Secondly, the concentration rate of the import market is too high. In recent years, we have had some achievement in diversifying the import market. However, the concentration rate is still too high. Currently, the first 10 source countries still account for 72.5%.
Thirdly, the import administration system is not perfect. Currently, the National Development and Reform Commission, Ministry of Commerce, Ministry of Finance, General Administration of Customs, and State Administration of Foreign Exchange are involved with import administration and the formulation of policies. The cooperation among these administrative bodies is not efficient.

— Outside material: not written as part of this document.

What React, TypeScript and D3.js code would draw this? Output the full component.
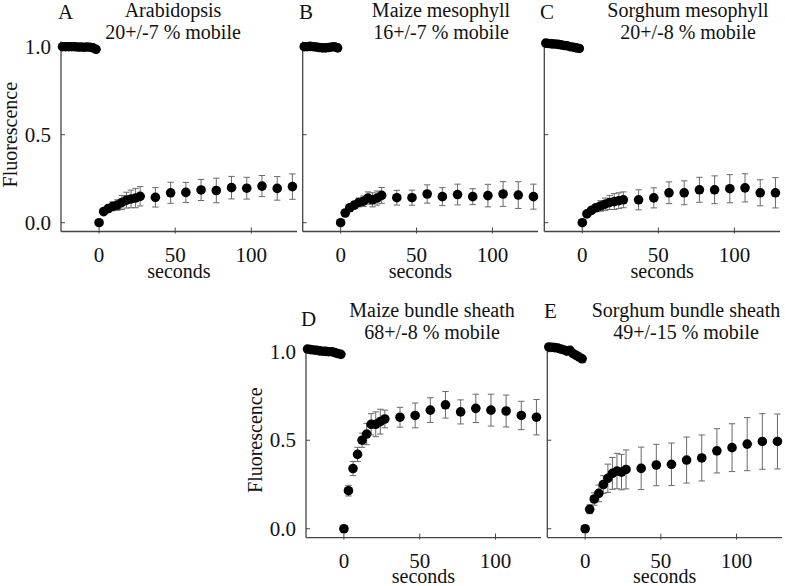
import React from "react";
import * as d3 from "d3";

// ---- data ----
const preTimes = [-24, -22, -20, -18, -16, -14, -12, -10, -8, -6, -4, -2];
const postTimes = [0, 3, 6, 9, 12, 15, 18, 21, 24, 27, 37, 47, 57, 67, 77, 87, 97, 107, 117, 127];
const xTicks = [0, 50, 100];
const yTicks = [0, 0.5, 1.0];

const aPre = [1.0, 1.0, 1.0, 1.0, 1.0, 0.998, 0.998, 0.997, 0.998, 0.997, 0.993, 0.985];
const aPost = [0, 0.063, 0.08, 0.093, 0.1, 0.115, 0.128, 0.135, 0.14, 0.15, 0.144, 0.17, 0.172, 0.186, 0.183, 0.199, 0.196, 0.208, 0.195, 0.205];
const aErr = [0, 0.01, 0.02, 0.025, 0.03, 0.04, 0.045, 0.05, 0.055, 0.055, 0.055, 0.06, 0.057, 0.06, 0.07, 0.064, 0.062, 0.06, 0.067, 0.072];

const bPre = [1.0, 1.0, 1.002, 1.0, 0.998, 0.995, 0.993, 0.993, 0.995, 0.998, 1.0, 0.993];
const bPost = [0, 0.055, 0.085, 0.1, 0.115, 0.122, 0.14, 0.13, 0.14, 0.155, 0.142, 0.142, 0.163, 0.148, 0.16, 0.148, 0.154, 0.163, 0.157, 0.148];
const bErr = [0, 0.01, 0.015, 0.02, 0.025, 0.03, 0.035, 0.04, 0.04, 0.045, 0.042, 0.043, 0.052, 0.051, 0.059, 0.045, 0.064, 0.07, 0.076, 0.071];

const cPre = [1.02, 1.018, 1.016, 1.015, 1.013, 1.01, 1.007, 1.005, 1.0, 0.997, 0.993, 0.99];
const cPost = [0, 0.05, 0.07, 0.085, 0.095, 0.105, 0.115, 0.12, 0.125, 0.13, 0.13, 0.141, 0.17, 0.17, 0.187, 0.187, 0.193, 0.198, 0.17, 0.17];
const cErr = [0, 0.01, 0.015, 0.02, 0.03, 0.035, 0.04, 0.045, 0.045, 0.045, 0.057, 0.057, 0.062, 0.068, 0.071, 0.079, 0.08, 0.08, 0.074, 0.086];

const dPre = [1.015, 1.012, 1.01, 1.008, 1.005, 1.003, 1.002, 1.0, 1.0, 0.995, 0.99, 0.985];
const dPost = [0, 0.215, 0.34, 0.42, 0.5, 0.535, 0.59, 0.59, 0.605, 0.62, 0.63, 0.64, 0.67, 0.7, 0.66, 0.68, 0.67, 0.665, 0.64, 0.63];
const dErr = [0, 0.03, 0.04, 0.04, 0.04, 0.06, 0.06, 0.07, 0.07, 0.05, 0.056, 0.07, 0.07, 0.075, 0.068, 0.08, 0.09, 0.09, 0.08, 0.1];

const ePre = [1.027, 1.025, 1.023, 1.02, 1.015, 1.01, 1.003, 1.008, 0.99, 0.98, 0.97, 0.96];
const ePost = [0, 0.11, 0.168, 0.2, 0.25, 0.285, 0.313, 0.326, 0.32, 0.335, 0.341, 0.36, 0.364, 0.388, 0.4, 0.44, 0.458, 0.478, 0.493, 0.493];
const eErr = [0, 0.025, 0.035, 0.047, 0.05, 0.08, 0.09, 0.1, 0.1, 0.11, 0.12, 0.117, 0.12, 0.13, 0.13, 0.125, 0.135, 0.15, 0.157, 0.155];

const letters = ["A", "B", "C", "D", "E"];
const titles1 = ["Arabidopsis", "Maize mesophyll", "Sorghum mesophyll", "Maize bundle sheath", "Sorghum bundle sheath"];
const titles2 = ["20+/-7 % mobile", "16+/-7 % mobile", "20+/-8 % mobile", "68+/-8 % mobile", "49+/-15 % mobile"];
const preSeries = [aPre, bPre, cPre, dPre, ePre];
const postSeries = [aPost, bPost, cPost, dPost, ePost];
const errSeries = [aErr, bErr, cErr, dErr, eErr];

// ---- layout ----
const W = 785;
const H = 586;
const FONT = "'Liberation Serif', 'Times New Roman', serif";
const layout = [
  { x0: 61, x1: 297, yB: 231.5, yT: 41.4, yLab: true, letterX: 58, letterY: 19, titleCx: 173, titleY: 17, secY: 278 },
  { x0: 302.7, x1: 538, yB: 231.5, yT: 41.4, yLab: false, letterX: 299, letterY: 19, titleCx: 441, titleY: 17, secY: 278 },
  { x0: 544.3, x1: 780, yB: 231.5, yT: 41.4, yLab: false, letterX: 540, letterY: 19, titleCx: 688, titleY: 17, secY: 278 },
  { x0: 306, x1: 541, yB: 537.6, yT: 346.4, yLab: true, letterX: 301, letterY: 326, titleCx: 432, titleY: 317, secY: 583 },
  { x0: 547.3, x1: 782, yB: 537.6, yT: 346.4, yLab: false, letterX: 544, letterY: 318, titleCx: 686, titleY: 317, secY: 583 },
];

function Panel({ i }: { i: number }) {
  const L = layout[i];
  const x = d3.scaleLinear().domain([-25, 130]).range([L.x0, L.x1]);
  const y = d3.scaleLinear().domain([-0.05, 1.03]).range([L.yB, L.yT]);
  const pre = preSeries[i];
  const post = postSeries[i];
  const err = errSeries[i];
  const axisColor = "#444";
  const cap = 3.2;
  return (
    <g>
      {/* axes */}
      <line x1={L.x0} x2={L.x0} y1={y(1.03)} y2={L.yB} stroke={axisColor} strokeWidth={1.3} />
      <line x1={L.x0} x2={L.x1} y1={L.yB} y2={L.yB} stroke={axisColor} strokeWidth={1.3} />
      {yTicks.map((t) => (
        <g key={"yt" + t}>
          <line x1={L.x0} x2={L.x0 + 4} y1={y(t)} y2={y(t)} stroke={axisColor} strokeWidth={1} />
          {L.yLab && (
            <text x={L.x0 - 10} y={y(t) + 7} textAnchor="end" fontSize={21} fontFamily={FONT} fill="#111">
              {d3.format(".1f")(t)}
            </text>
          )}
        </g>
      ))}
      {xTicks.map((t) => (
        <g key={"xt" + t}>
          <line x1={x(t)} x2={x(t)} y1={L.yB - 4} y2={L.yB + 2} stroke={axisColor} strokeWidth={1} />
          <text x={x(t)} y={L.yB + 30} textAnchor="middle" fontSize={21} fontFamily={FONT} fill="#111">
            {t}
          </text>
        </g>
      ))}
      <text x={(L.x0 + L.x1) / 2} y={L.secY} textAnchor="middle" fontSize={20} fontFamily={FONT} fill="#111">
        seconds
      </text>
      {L.yLab && (
        <text
          transform={`translate(${L.x0 - 44},${y(0.5)}) rotate(-90)`}
          textAnchor="middle"
          fontSize={20}
          fontFamily={FONT}
          fill="#111"
        >
          Fluorescence
        </text>
      )}
      {/* error bars */}
      {postTimes.map((t, k) =>
        err[k] > 0.012 ? (
          <g key={"e" + k} stroke="#6a6a6a" strokeWidth={1}>
            <line x1={x(t)} x2={x(t)} y1={y(post[k] - err[k])} y2={y(post[k] + err[k])} />
            <line x1={x(t) - cap} x2={x(t) + cap} y1={y(post[k] - err[k])} y2={y(post[k] - err[k])} />
            <line x1={x(t) - cap} x2={x(t) + cap} y1={y(post[k] + err[k])} y2={y(post[k] + err[k])} />
          </g>
        ) : null
      )}
      {/* points */}
      {preTimes.map((t, k) => (
        <circle key={"p" + k} cx={x(t)} cy={y(pre[k])} r={4.8} fill="#000" />
      ))}
      {postTimes.map((t, k) => (
        <circle key={"q" + k} cx={x(t)} cy={y(post[k])} r={4.8} fill="#000" />
      ))}
      {/* titles */}
      <text x={L.letterX} y={L.letterY} fontSize={21} fontFamily={FONT} fill="#111">
        {letters[i]}
      </text>
      <text x={L.titleCx} y={L.titleY} textAnchor="middle" fontSize={20} fontFamily={FONT} fill="#111">
        {titles1[i]}
      </text>
      <text x={L.titleCx} y={L.titleY + 21.5} textAnchor="middle" fontSize={20} fontFamily={FONT} fill="#111">
        {titles2[i]}
      </text>
    </g>
  );
}

export default function App() {
  return (
    <svg
      width={W}
      height={H}
      viewBox={`0 0 ${W} ${H}`}
      style={{ position: "absolute", left: 0, top: 0, background: "#fff" }}
    >
      <rect width={W} height={H} fill="#fff" />
      {letters.map((_, i) => (
        <Panel key={i} i={i} />
      ))}
    </svg>
  );
}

Fourthly, a coordination system for the import of commodities is not established yet. In recent years, the import of commodities is growing rapidly. The import volumes of crude oil, product oil, iron ore, timber, soybean, cotton and edible oil are 79.8, 16.4, 33.8, 7.1, 11.5, 3.5 62 billion U.S. dollars respectively. China has become a big buyer in the international market. However, since a coordination system for the government, agencies and enterprises is not established yet, the enterprises are fighting their own battles in the international market and forcing up the prices, which have benefited the foreign businesses but harmed the interests of the country and enterprises.
Fifthly, the import of key goods is not in line with the domestic reserve and cannot accommodate the big fluctuations of the international market prices (China Economic Trade Herald, 2008, No. 17). Due to the insufficient reserve capacity of key goods, we import a lot when the international prices are high and the import is reduced when the prices are low.
Sixthly, the policy system of import encourage is not sound. In the foreign trade policy system in China, there are sound policies to encourage the export, such as the tax refund, market expansion, and the building of export bases. However, there are little policies to encourage the import.